■ **EXERCISE**: Leave out all pictures. Return exactly the lines from the top of the material through the line containing "s.set_linewidth(1.8)".
-- start of DATA SUPPLIED --
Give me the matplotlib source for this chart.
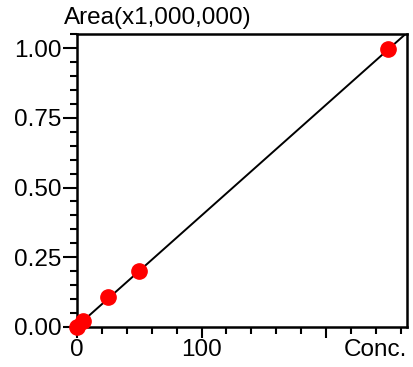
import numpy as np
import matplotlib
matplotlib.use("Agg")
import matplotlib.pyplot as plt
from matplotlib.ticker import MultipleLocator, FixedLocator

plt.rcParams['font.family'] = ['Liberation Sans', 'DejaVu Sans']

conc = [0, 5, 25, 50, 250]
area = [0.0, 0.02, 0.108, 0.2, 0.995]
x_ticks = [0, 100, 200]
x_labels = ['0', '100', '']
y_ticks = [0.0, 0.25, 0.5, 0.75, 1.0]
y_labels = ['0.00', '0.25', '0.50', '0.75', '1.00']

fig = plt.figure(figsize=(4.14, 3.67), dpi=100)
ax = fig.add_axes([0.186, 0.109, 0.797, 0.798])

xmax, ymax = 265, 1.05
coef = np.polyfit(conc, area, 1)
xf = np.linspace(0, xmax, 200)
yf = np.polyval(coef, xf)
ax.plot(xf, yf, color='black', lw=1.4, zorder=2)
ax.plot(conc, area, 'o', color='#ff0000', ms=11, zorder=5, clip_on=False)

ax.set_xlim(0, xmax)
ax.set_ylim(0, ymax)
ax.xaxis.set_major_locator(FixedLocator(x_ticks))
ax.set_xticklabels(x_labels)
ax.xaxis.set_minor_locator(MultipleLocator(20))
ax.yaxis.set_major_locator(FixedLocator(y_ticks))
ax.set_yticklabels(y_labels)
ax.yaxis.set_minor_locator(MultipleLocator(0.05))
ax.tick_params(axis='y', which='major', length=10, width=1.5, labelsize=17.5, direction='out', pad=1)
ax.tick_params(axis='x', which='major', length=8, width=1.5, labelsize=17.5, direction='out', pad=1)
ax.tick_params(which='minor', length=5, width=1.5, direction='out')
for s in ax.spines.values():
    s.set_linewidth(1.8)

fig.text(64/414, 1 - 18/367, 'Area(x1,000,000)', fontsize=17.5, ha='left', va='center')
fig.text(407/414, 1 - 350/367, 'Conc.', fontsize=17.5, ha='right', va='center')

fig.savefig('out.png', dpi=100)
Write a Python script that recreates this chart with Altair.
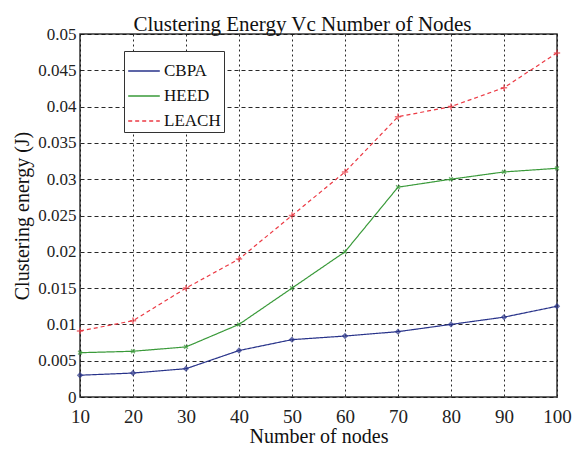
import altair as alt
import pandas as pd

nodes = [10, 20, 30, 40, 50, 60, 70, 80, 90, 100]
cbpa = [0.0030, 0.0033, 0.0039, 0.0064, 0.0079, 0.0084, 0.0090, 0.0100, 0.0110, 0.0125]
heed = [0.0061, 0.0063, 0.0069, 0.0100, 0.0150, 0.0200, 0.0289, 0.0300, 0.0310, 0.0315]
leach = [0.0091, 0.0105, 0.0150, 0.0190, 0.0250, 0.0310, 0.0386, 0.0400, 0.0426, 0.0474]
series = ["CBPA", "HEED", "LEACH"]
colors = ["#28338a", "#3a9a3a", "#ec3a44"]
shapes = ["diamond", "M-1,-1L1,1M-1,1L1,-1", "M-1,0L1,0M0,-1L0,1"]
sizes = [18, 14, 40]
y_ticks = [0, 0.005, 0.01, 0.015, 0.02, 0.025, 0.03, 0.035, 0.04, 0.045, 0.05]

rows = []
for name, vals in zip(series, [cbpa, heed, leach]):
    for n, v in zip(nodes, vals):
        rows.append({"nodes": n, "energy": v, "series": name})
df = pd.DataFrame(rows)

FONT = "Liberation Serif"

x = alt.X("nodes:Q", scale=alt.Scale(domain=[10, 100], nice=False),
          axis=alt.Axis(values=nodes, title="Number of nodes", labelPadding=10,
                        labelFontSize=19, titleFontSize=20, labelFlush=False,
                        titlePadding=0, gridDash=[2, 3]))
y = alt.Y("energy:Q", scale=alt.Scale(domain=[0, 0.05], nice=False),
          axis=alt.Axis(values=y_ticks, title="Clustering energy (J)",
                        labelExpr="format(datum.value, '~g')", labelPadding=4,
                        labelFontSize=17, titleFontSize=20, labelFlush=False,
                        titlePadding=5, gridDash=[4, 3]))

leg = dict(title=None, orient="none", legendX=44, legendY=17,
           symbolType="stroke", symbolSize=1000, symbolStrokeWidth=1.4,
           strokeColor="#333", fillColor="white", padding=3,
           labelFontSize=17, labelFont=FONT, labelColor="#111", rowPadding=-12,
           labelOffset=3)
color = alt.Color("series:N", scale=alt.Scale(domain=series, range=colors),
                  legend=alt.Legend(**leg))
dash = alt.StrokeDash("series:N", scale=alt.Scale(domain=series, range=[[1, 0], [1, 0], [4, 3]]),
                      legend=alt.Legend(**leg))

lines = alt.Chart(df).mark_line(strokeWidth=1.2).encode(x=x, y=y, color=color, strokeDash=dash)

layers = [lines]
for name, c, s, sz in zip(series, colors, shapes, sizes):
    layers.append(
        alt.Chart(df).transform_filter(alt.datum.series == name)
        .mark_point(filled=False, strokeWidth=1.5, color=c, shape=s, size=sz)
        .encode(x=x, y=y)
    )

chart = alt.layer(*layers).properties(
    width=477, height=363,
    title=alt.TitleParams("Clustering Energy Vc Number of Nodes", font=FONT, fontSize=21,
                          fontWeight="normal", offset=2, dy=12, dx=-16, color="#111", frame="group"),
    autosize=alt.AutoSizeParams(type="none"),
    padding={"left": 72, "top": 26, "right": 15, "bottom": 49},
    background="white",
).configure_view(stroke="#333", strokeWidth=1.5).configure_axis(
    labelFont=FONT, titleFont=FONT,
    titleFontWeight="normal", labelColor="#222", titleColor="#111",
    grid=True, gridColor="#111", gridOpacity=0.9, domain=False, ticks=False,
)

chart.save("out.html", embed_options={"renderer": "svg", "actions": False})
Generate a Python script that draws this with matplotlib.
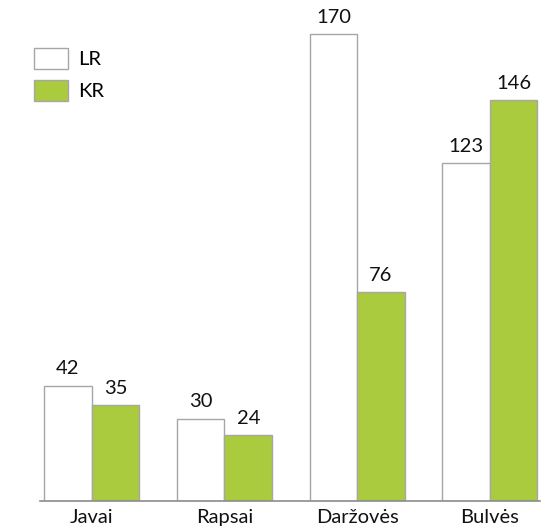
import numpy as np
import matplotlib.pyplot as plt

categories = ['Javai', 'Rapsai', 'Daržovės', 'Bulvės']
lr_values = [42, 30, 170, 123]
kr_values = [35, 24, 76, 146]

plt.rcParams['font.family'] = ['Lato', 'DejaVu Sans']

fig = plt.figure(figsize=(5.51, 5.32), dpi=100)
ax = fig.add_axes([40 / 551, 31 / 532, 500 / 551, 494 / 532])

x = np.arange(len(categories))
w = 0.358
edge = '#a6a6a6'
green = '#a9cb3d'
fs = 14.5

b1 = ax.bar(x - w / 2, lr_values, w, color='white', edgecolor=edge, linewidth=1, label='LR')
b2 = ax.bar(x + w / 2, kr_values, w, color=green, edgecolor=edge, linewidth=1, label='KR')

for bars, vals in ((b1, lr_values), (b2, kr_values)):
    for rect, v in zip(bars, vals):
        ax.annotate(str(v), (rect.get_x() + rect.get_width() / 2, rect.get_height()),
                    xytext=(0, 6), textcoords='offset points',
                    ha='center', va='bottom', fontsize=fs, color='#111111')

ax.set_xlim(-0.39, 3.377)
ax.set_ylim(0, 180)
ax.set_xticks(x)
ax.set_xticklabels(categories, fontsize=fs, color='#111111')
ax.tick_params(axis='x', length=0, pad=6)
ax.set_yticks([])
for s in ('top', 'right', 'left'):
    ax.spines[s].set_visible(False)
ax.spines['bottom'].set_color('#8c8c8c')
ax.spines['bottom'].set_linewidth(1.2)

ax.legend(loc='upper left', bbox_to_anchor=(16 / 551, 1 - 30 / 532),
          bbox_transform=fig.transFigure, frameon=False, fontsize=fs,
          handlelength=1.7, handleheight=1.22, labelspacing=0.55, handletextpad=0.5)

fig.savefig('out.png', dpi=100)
-- end of DATA SUPPLIED --
■ **RESPONSE TO THE EXERCISE**:
Give me the matplotlib source for this chart.
import numpy as np
import matplotlib
matplotlib.use("Agg")
import matplotlib.pyplot as plt
from matplotlib.ticker import MultipleLocator, FixedLocator

plt.rcParams['font.family'] = ['Liberation Sans', 'DejaVu Sans']

conc = [0, 5, 25, 50, 250]
area = [0.0, 0.02, 0.108, 0.2, 0.995]
x_ticks = [0, 100, 200]
x_labels = ['0', '100', '']
y_ticks = [0.0, 0.25, 0.5, 0.75, 1.0]
y_labels = ['0.00', '0.25', '0.50', '0.75', '1.00']

fig = plt.figure(figsize=(4.14, 3.67), dpi=100)
ax = fig.add_axes([0.186, 0.109, 0.797, 0.798])

xmax, ymax = 265, 1.05
coef = np.polyfit(conc, area, 1)
xf = np.linspace(0, xmax, 200)
yf = np.polyval(coef, xf)
ax.plot(xf, yf, color='black', lw=1.4, zorder=2)
ax.plot(conc, area, 'o', color='#ff0000', ms=11, zorder=5, clip_on=False)

ax.set_xlim(0, xmax)
ax.set_ylim(0, ymax)
ax.xaxis.set_major_locator(FixedLocator(x_ticks))
ax.set_xticklabels(x_labels)
ax.xaxis.set_minor_locator(MultipleLocator(20))
ax.yaxis.set_major_locator(FixedLocator(y_ticks))
ax.set_yticklabels(y_labels)
ax.yaxis.set_minor_locator(MultipleLocator(0.05))
ax.tick_params(axis='y', which='major', length=10, width=1.5, labelsize=17.5, direction='out', pad=1)
ax.tick_params(axis='x', which='major', length=8, width=1.5, labelsize=17.5, direction='out', pad=1)
ax.tick_params(which='minor', length=5, width=1.5, direction='out')
for s in ax.spines.values():
    s.set_linewidth(1.8)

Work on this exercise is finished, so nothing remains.